In videography, Hero Syndrome looks like this: you’re convinced that if you don’t touch every timeline and every revision yourself, the work will fall apart. So you “jump in real quick” to fix an audio sync issue, redo a title, rewrite a client email, and approve every graphic pass.

It feels safe—until your calendar starts controlling you. Your best creative energy gets drained by busywork, and your team learns (quietly) that they can’t move forward without you. The contractor waits, the editor slows down, and the client thinks revisions are endless.

The cure is simple but hard: decide which production steps must be owned by you (creative direction, final approval) and which steps must be executed by a contractor using your checklist. The moment you stop being the bottleneck, your delivery schedule gets calmer and your sales time comes back.

📊 The Core KPI

Delegated Production Hours: Total number of hours this month you had contractors/assistants complete production tasks you used to do yourself (for example: media ingest/organization, first-pass edit assembly, transcription/subtitles, graphics drafts). Formula: sum of delegated hours logged per week.

🛑 The Bottleneck

### The Founder’s Bottleneck Explained

The Founder’s Bottleneck in a production company happens when you’re reluctant to “buy time” with help—because you want to save cost, keep things perfect, or you assume contractors won’t match your standards. So you keep doing the repeatable parts: organizing footage after ingest, starting timelines, updating edit versions, making basic text edits, or chasing revision notes.

After a few busy weeks, those tasks quietly multiply. Your editing turnarounds get slower because you’re switching contexts all day. Worse, delivery risk rises because you’re the only one who can resolve the messy parts (file naming issues, version confusion, unclear client feedback).

The real cost isn’t just hours—it’s lost momentum: fewer sales conversations, fewer rebook conversations, and fewer proactive improvements to your process because you’re stuck producing.

✅ Action Items

### Action Steps to Overcome the Bottleneck

1. **Run a 7-day “Production Time Audit”**
- Pull your calendar and project notes. Identify the repeatable tasks that show up every week (ingest cleanup, timeline assembly, transcription, lower-thirds drafts, first pass cut).
- Mark them as “can be checklist-work” vs “requires founder taste.”

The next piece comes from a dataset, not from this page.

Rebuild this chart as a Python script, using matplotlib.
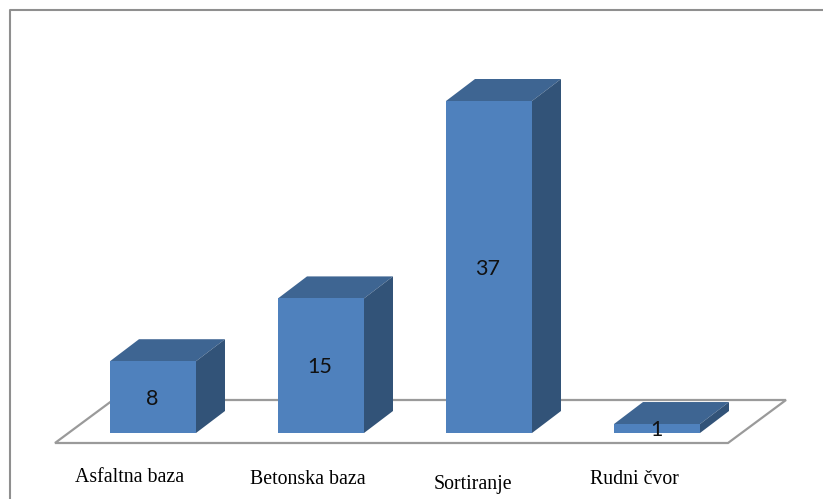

2. **Write a Contractor Entry Checklist for 3 Tasks**
- Pick the easiest, most repeatable steps first—like “raw footage ingest + naming” or “caption/subtitle first draft.”
- Create a one-page SOP with: inputs needed, naming format, deadlines, and what “done” looks like.

3. **Set Clear Delegation Targets (not vague goals)**
- Example target: “Delegate 6 hours/week of ingest + transcription so I’m not answering link and status questions daily.”

4. **Time Block Your Ownership Zone**
- Reserve founder-only time for creative decisions: concept alignment, script/shot list approval, final revision sign-off.
- Schedule contractor check-in windows (e.g., 2x per week) so you’re not constantly pulled into production.

5. **Use a Simple Review Gate**
- Decide what you review and when: e.g., “Editorial rough is approved/rejected at the assembly stage” rather than waiting until every graphic and export is perfect.